Infine va ben spiegata la differenza tra termovalorizzatore e inceneritore. L’inceneritore è un distruttore; il termovalorizzatore è una tecnologia della cultura ecologica, è figlio dell’energia da fonti rinnovabili, è interprete dell’economia circolare che trasforma in investimento ciò che oggi è spesa. Permettendo ai rifiuti di diventare materia prima, permette alle famiglie, quando alzano il coperchio della pattumiera per gettarvi un rifiuto, di vederlo trasformare in acqua calda o luce per la lampadina che hanno appena acceso.

E ora andiamo con ordine per capire i criteri di scelta per definire la dimensione di un termovalorizzatore.

La grande dimensione può fruire, nella costruzione dell’impianto, dei vantaggi propri dell’economia di scala; il minus sta nella necessità di costruire reti importanti per la distribuzione delle energie prodotte e di non avere quella parte di consenso locale che nasce ed è basato sul rapporto immediato dare-avere: consegno rifiuti, ricevo energia. 

La piccola dimensione ha lo svantaggio dei costi di costruzione, ma il vantaggio di consentire risparmi sui costi delle reti distributive per la congruità tra dimensione del termovalorizzatore, area di ingresso dei rifiuti e area di utilizzazione delle energie prodotte. 

Un altro vantaggio della piccola dimensione è l’utilizzazione di quantità di rifiuti in ingresso relativamente modeste. Questo elemento sarà particolarmente utile sia quando i sistemi di raccolta/stoccaggio e selezione/riutilizzazione si saranno perfezionati e l’economia di riciclo sarà in grado di lasciare come “indifferenziato” solo una piccola quantità dei rifiuti raccolti, sia quando, a processo maturo, potrà raccogliere anche biomassa tout court.

Non dimentichiamo che, quando i paesi dotati di impianti di termovalorizzazione arriveranno ad avere una raccolta/utilizzazione perfezionata, potranno ricevere rifiuti o biomassa da altri luoghi e produrre energia da immettere in rete con evidenti guadagni. I rifiuti, non più provenienti dalle aree contermini, potranno essere importati da aree meno virtuose; le economie locali, mantenendo intatte le economie provenienti dall’esercizio energetico, potranno sostituire i vantaggi dello smaltimento locale con i vantaggi economici derivati dall’uso del termovalorizzatore come trasformatore di rifiuti non locali.

Un ente locale di piccole-medie dimensioni (l’Italia e anche la città metropolitana di Roma ne sono piene) può costruirlo con relativa autonomia e metterlo a servizio territoriale.

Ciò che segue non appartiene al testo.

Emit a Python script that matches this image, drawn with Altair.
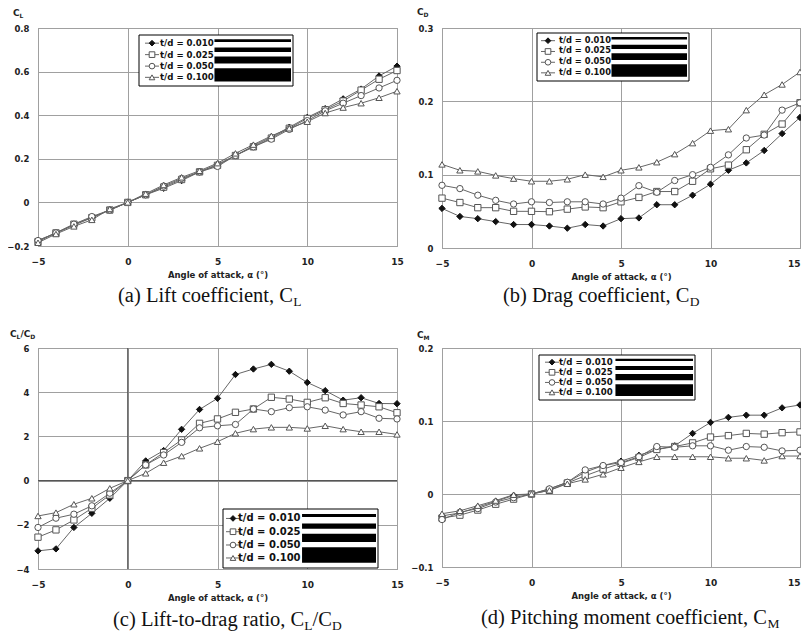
import altair as alt
import pandas as pd

# ---------------- data ----------------
alpha = list(range(-5, 16))
series = ["t/d = 0.010", "t/d = 0.025", "t/d = 0.050", "t/d = 0.100"]

cl_010 = [-0.175, -0.14, -0.105, -0.07, -0.035, 0.0, 0.035, 0.065, 0.10, 0.14, 0.175,
          0.215, 0.26, 0.30, 0.345, 0.39, 0.43, 0.475, 0.52, 0.58, 0.625]
cl_025 = [-0.18, -0.14, -0.10, -0.07, -0.035, 0.0, 0.035, 0.07, 0.105, 0.14, 0.17,
          0.215, 0.255, 0.295, 0.34, 0.385, 0.425, 0.465, 0.515, 0.565, 0.605]
cl_050 = [-0.175, -0.14, -0.10, -0.065, -0.035, 0.0, 0.035, 0.075, 0.11, 0.14, 0.165,
          0.215, 0.255, 0.29, 0.335, 0.375, 0.42, 0.455, 0.49, 0.525, 0.56]
cl_100 = [-0.185, -0.145, -0.11, -0.08, -0.03, 0.0, 0.04, 0.08, 0.115, 0.145, 0.18,
          0.225, 0.265, 0.305, 0.34, 0.37, 0.41, 0.435, 0.455, 0.48, 0.51]

cd_010 = [0.054, 0.043, 0.040, 0.036, 0.032, 0.032, 0.030, 0.027, 0.032, 0.030, 0.040,
          0.041, 0.059, 0.059, 0.072, 0.087, 0.106, 0.116, 0.133, 0.156, 0.178]
cd_025 = [0.068, 0.062, 0.055, 0.055, 0.050, 0.050, 0.0495, 0.053, 0.056, 0.055, 0.063,
          0.069, 0.077, 0.077, 0.091, 0.108, 0.113, 0.134, 0.155, 0.169, 0.198]
cd_050 = [0.0855, 0.081, 0.072, 0.065, 0.060, 0.063, 0.062, 0.063, 0.063, 0.060, 0.068,
          0.085, 0.076, 0.092, 0.100, 0.110, 0.127, 0.150, 0.154, 0.188, 0.198]
cd_100 = [0.114, 0.106, 0.1045, 0.099, 0.0946, 0.091, 0.091, 0.0937, 0.100, 0.097, 0.106,
          0.110, 0.117, 0.128, 0.143, 0.160, 0.162, 0.188, 0.209, 0.223, 0.240]

ld_010 = [-3.18, -3.09, -2.12, -1.48, -0.80, 0.0, 0.89, 1.36, 2.32, 3.22, 3.72,
          4.80, 5.05, 5.26, 4.95, 4.44, 4.07, 3.64, 3.75, 3.49, 3.48]
ld_025 = [-2.56, -2.23, -1.78, -1.25, -0.65, 0.0, 0.71, 1.27, 1.84, 2.59, 2.79,
          3.09, 3.24, 3.77, 3.69, 3.54, 3.75, 3.49, 3.42, 3.34, 3.07]
ld_050 = [-2.12, -1.70, -1.52, -1.14, -0.57, 0.0, 0.71, 1.16, 1.73, 2.39, 2.48,
          2.54, 3.24, 3.12, 3.30, 3.34, 3.19, 2.97, 3.12, 2.82, 2.79]
ld_100 = [-1.60, -1.45, -1.07, -0.80, -0.35, 0.0, 0.33, 0.81, 1.11, 1.46, 1.76,
          2.14, 2.33, 2.41, 2.41, 2.36, 2.48, 2.33, 2.21, 2.21, 2.09]

cm_010 = [-0.030, -0.026, -0.018, -0.010, -0.002, 0.0, 0.007, 0.016, 0.030, 0.039, 0.045,
          0.053, 0.061, 0.066, 0.083, 0.098, 0.105, 0.108, 0.108, 0.118, 0.122]
cm_025 = [-0.033, -0.029, -0.022, -0.014, -0.007, 0.0, 0.005, 0.015, 0.025, 0.034, 0.042,
          0.050, 0.061, 0.065, 0.070, 0.078, 0.080, 0.083, 0.082, 0.084, 0.085]
cm_050 = [-0.035, -0.025, -0.020, -0.011, -0.005, 0.0, 0.007, 0.016, 0.033, 0.039, 0.043,
          0.051, 0.065, 0.064, 0.066, 0.066, 0.060, 0.065, 0.064, 0.059, 0.060]
cm_100 = [-0.027, -0.023, -0.016, -0.009, -0.001, 0.0, 0.005, 0.014, 0.020, 0.027, 0.036,
          0.044, 0.051, 0.051, 0.051, 0.051, 0.049, 0.049, 0.046, 0.052, 0.052]

x_ticks = [-5, 0, 5, 10, 15]
cl_ticks = [-0.2, 0.0, 0.2, 0.4, 0.6, 0.8]
cd_ticks = [0.0, 0.1, 0.2, 0.3]
ld_ticks = [-4, -2, 0, 2, 4, 6]
cm_ticks = [-0.1, 0.0, 0.1, 0.2]

x_title = "Angle of attack, α (°)"

# ---------------- styling ----------------
SANS = "DejaVu Sans"
SERIF = "Liberation Serif"
shapes = ["diamond", "square", "circle", "triangle-up"]
fills = ["#111111", "white", "white", "white"]
strokes = ["#111111", "#555555", "#555555", "#555555"]

W_SANS_B = {"C": 0.734, "L": 0.637, "D": 0.830, "M": 0.995, "/": 0.365}
W_SERIF = {"(": 0.333, ")": 0.333, " ": 0.25, ",": 0.25, "-": 0.333, "/": 0.278,
           "a": 0.444, "b": 0.5, "c": 0.444, "d": 0.5, "e": 0.444, "f": 0.333,
           "g": 0.5, "h": 0.5, "i": 0.278, "m": 0.778, "n": 0.5, "o": 0.5,
           "r": 0.333, "t": 0.278, "C": 0.667, "D": 0.722, "L": 0.611, "M": 0.889,
           "P": 0.556}


def text_width(s, table, size):
    return sum(table.get(ch, 0.55) for ch in s) * size


def rich(segments, x0, y0, size, sub_size, table, sub_dy):
    rows = []
    x = x0
    for txt, sub in segments:
        fs = sub_size if sub else size
        rows.append(dict(tx=x, ty=y0 + (sub_dy if sub else 0), t=txt, fs=fs))
        x += text_width(txt, table, fs)
    return pd.DataFrame(rows)


def long_df(cols):
    rows = []
    for s, vals in zip(series, cols):
        for a, v in zip(alpha, vals):
            rows.append({"alpha": a, "val": v, "series": s})
    return pd.DataFrame(rows)


shape_enc = alt.Shape("series:N", scale=alt.Scale(domain=series, range=shapes), legend=None)
fill_enc = alt.Fill("series:N", scale=alt.Scale(domain=series, range=fills), legend=None)
stroke_enc = alt.Stroke("series:N", scale=alt.Scale(domain=series, range=strokes), legend=None)

ROW_F = [0.16, 0.385, 0.61, 0.83]
BAR_C = [0.11, 0.29, 0.49, 0.78]
BAR_T = [0.05, 0.09, 0.14, 0.26]


def px(field):
    return alt.X(field, scale=None, axis=None)


def py(field):
    return alt.Y(field, scale=None, axis=None)


def panel(cols, ydom, yvals, yexpr, w, h, box, leg, ytitle, ytitle_xy,
          caption, caption_xy, right_col=False, dark_zero=False):
    df = long_df(cols)
    if right_col:
        lab_align = {"condition": {"test": "datum.value == 15", "value": "right"},
                     "value": "center"}
    else:
        lab_align = "center"
    xaxis = alt.Axis(values=x_ticks, title=x_title, grid=True, ticks=False, domain=False,
                     gridColor="#a0a0a0", gridWidth=1, labelFont=SANS, labelFontWeight="bold",
                     labelFontSize=9, labelColor="#222", labelPadding=11,
                     labelAlign=lab_align,
                     titleFont=SANS, titleFontWeight="bold", titleFontSize=8.5,
                     titleColor="#222", titlePadding=4)
    yaxis = alt.Axis(values=yvals, labelExpr=yexpr, title=None, grid=True, ticks=False,
                     domain=False, gridColor="#a0a0a0", gridWidth=1, labelFont=SANS,
                     labelFontWeight="bold", labelFontSize=8.5, labelColor="#222",
                     labelPadding=9)
    x = alt.X("alpha:Q", scale=alt.Scale(domain=[-5, 15], nice=False), axis=xaxis)
    y = alt.Y("val:Q", scale=alt.Scale(domain=ydom, nice=False, zero=False), axis=yaxis)

    layers = []
    if dark_zero:
        zdf = pd.DataFrame({"alpha": [0.0], "val": [0.0]})
        layers.append(alt.Chart(zdf).mark_rule(color="#555", strokeWidth=1.2).encode(y=y))
        layers.append(alt.Chart(zdf).mark_rule(color="#555", strokeWidth=1.2).encode(x=x))

    layers.append(alt.Chart(df).mark_line(color="#666666", strokeWidth=1)
                  .encode(x=x, y=y, detail="series:N"))
    layers.append(alt.Chart(df).mark_point(filled=True, size=40, strokeWidth=1, opacity=1)
                  .encode(x=x, y=y, shape=shape_enc, fill=fill_enc, stroke=stroke_enc))

    # legend (drawn as an annotation box like the original figure)
    bx, by, bw, bh = box
    mk, tx, bar_f, fs = leg
    bdf = pd.DataFrame({"x1": [bx], "x2": [bx + bw], "y1": [by], "y2": [by + bh]})
    layers.append(alt.Chart(bdf).mark_rect(fill="white", stroke="black", strokeWidth=1)
                  .encode(x=px("x1:Q"), x2="x2:Q", y=py("y1:Q"), y2="y2:Q"))
    ldf = pd.DataFrame({
        "series": series,
        "ly": [by + bh * f for f in ROW_F],
        "sx1": [bx + mk - 7] * 4, "sx2": [bx + mk + 7] * 4, "mx": [bx + mk] * 4,
        "tx": [bx + tx] * 4,
        "bx1": [bx + bw * bar_f] * 4, "bx2": [bx + bw - 2] * 4,
        "by1": [by + bh * (c - t / 2) for c, t in zip(BAR_C, BAR_T)],
        "by2": [by + bh * (c + t / 2) for c, t in zip(BAR_C, BAR_T)],
    })
    layers.append(alt.Chart(ldf).mark_rule(color="#666666", strokeWidth=1)
                  .encode(x=px("sx1:Q"), x2="sx2:Q", y=py("ly:Q")))
    layers.append(alt.Chart(ldf).mark_point(filled=True, size=32, strokeWidth=1, opacity=1)
                  .encode(x=px("mx:Q"), y=py("ly:Q"), shape=shape_enc, fill=fill_enc,
                          stroke=stroke_enc))
    layers.append(alt.Chart(ldf).mark_text(align="left", baseline="middle", font=SANS,
                                           fontWeight="bold", fontSize=fs, color="#111")
                  .encode(x=px("tx:Q"), y=py("ly:Q"), text="series:N"))
    layers.append(alt.Chart(ldf).mark_rect(color="black")
                  .encode(x=px("bx1:Q"), x2="bx2:Q", y=py("by1:Q"), y2="by2:Q"))

    # y title (C with subscript)
    tdf = rich(ytitle, ytitle_xy[0], ytitle_xy[1], 9, 6, W_SANS_B, 2)
    layers.append(alt.Chart(tdf).mark_text(align="left", baseline="alphabetic", font=SANS,
                                           fontWeight="bold", color="#222")
                  .encode(x=px("tx:Q"), y=py("ty:Q"), text="t:N",
                          size=alt.Size("fs:Q", scale=None, legend=None)))
    # caption below the panel
    cdf = rich(caption, caption_xy[0], caption_xy[1], 20.5, 13.5, W_SERIF, 3.5)
    layers.append(alt.Chart(cdf).mark_text(align="left", baseline="alphabetic", font=SERIF,
                                           color="#111")
                  .encode(x=px("tx:Q"), y=py("ty:Q"), text="t:N",
                          size=alt.Size("fs:Q", scale=None, legend=None)))

    return alt.layer(*layers).properties(width=w, height=h)


expr_1 = "datum.value == 0 ? '0' : format(datum.value, '.1f')"
expr_int = "format(datum.value, 'd')"

pa = panel([cl_010, cl_025, cl_050, cl_100], [-0.2, 0.8], cl_ticks, expr_1, 359, 218,
           (101, 7, 154, 51), (13, 21, 0.49, 8.6), [("C", False), ("L", True)], (-25, -12),
           [("(a) Lift coefficient, C", False), ("L", True)], (80, 274))
pb = panel([cd_010, cd_025, cd_050, cd_100], [0.0, 0.3], cd_ticks, expr_1, 358, 220,
           (95, 5, 152, 48), (11, 22, 0.49, 8.3), [("C", False), ("D", True)], (-25, -13),
           [("(b) Drag coefficient, C", False), ("D", True)], (61, 274), right_col=True)
pc = panel([ld_010, ld_025, ld_050, ld_100], [-4, 6], ld_ticks, expr_int, 359, 221,
           (185, 161, 155, 59), (10, 15, 0.51, 10), [("C", False), ("L", True), ("/C", False), ("D", True)],
           (-28, -11),
           [("(c) Lift-to-drag ratio, C", False), ("L", True), ("/C", False), ("D", True)],
           (75, 278), dark_zero=True)
pd_ = panel([cm_010, cm_025, cm_050, cm_100], [-0.1, 0.2], cm_ticks, expr_1, 358, 219,
            (97, 7, 156, 45), (13, 20, 0.49, 8.6), [("C", False), ("M", True)], (-25, -10),
            [("(d) Pitching moment coefficient, C", False), ("M", True)], (39, 276),
            right_col=True)

chart = alt.concat(pa, pb, pc, pd_, columns=2, spacing={"row": 100, "column": 45},
                   bounds="flush", align="none").properties(
    autosize=alt.AutoSizeParams(type="none"),
    padding={"left": 30, "top": 20, "right": 763, "bottom": 603},
    background="white",
).configure_view(stroke="#8a8a8a", strokeWidth=1)

chart.save("out.html", embed_options={"renderer": "svg", "actions": False})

Se iniziamo a ragionare nell’ottica dei distretti energetici o delle cooperative di comunità vediamo subito i vantaggi che potrebbero avere i piccoli centri della città metropolitana nell’ inserimento del termovalorizzatore come tecnologia congrua al distretto energetico. Si produrrebbe un’azione territoriale ed ecologica capace di creare economia per consumi propri ed economia per servizi conto terzi.

C’è da aggiungere che il termovalorizzatore con il suo processo di combustione permette il recupero di materia ed energia difficilmente raggiungibile con altre tecnologie. Possono infatti essere estratti, come già accennato, quantitativi interessanti di metalli ferrosi e non ferrosi, ceneri e ceneri pesanti che, salvo verifiche su percolazione e contenuti di metalli pesanti, possono essere usati nelle infrastrutture o in edilizia, sostituendo sabbia e ghiaia.

In conclusione, una breve nota per la mia città:

perché la Città Metropolitana di Roma Capitale, di cui è Sindaco lo stesso Sindaco di Roma Capitale, non propone un piano coordinato e consensuale di piccoli termovalorizzatori su cui organizzare smaltimento dei rifiuti, produzione di gas ed energia per i fabbisogni locali, produzione di concimi per le agricolture di prossimità, recupero di materiali ferrosi e non ferrosi, ceneri ecc. per le attività di edilizia locale?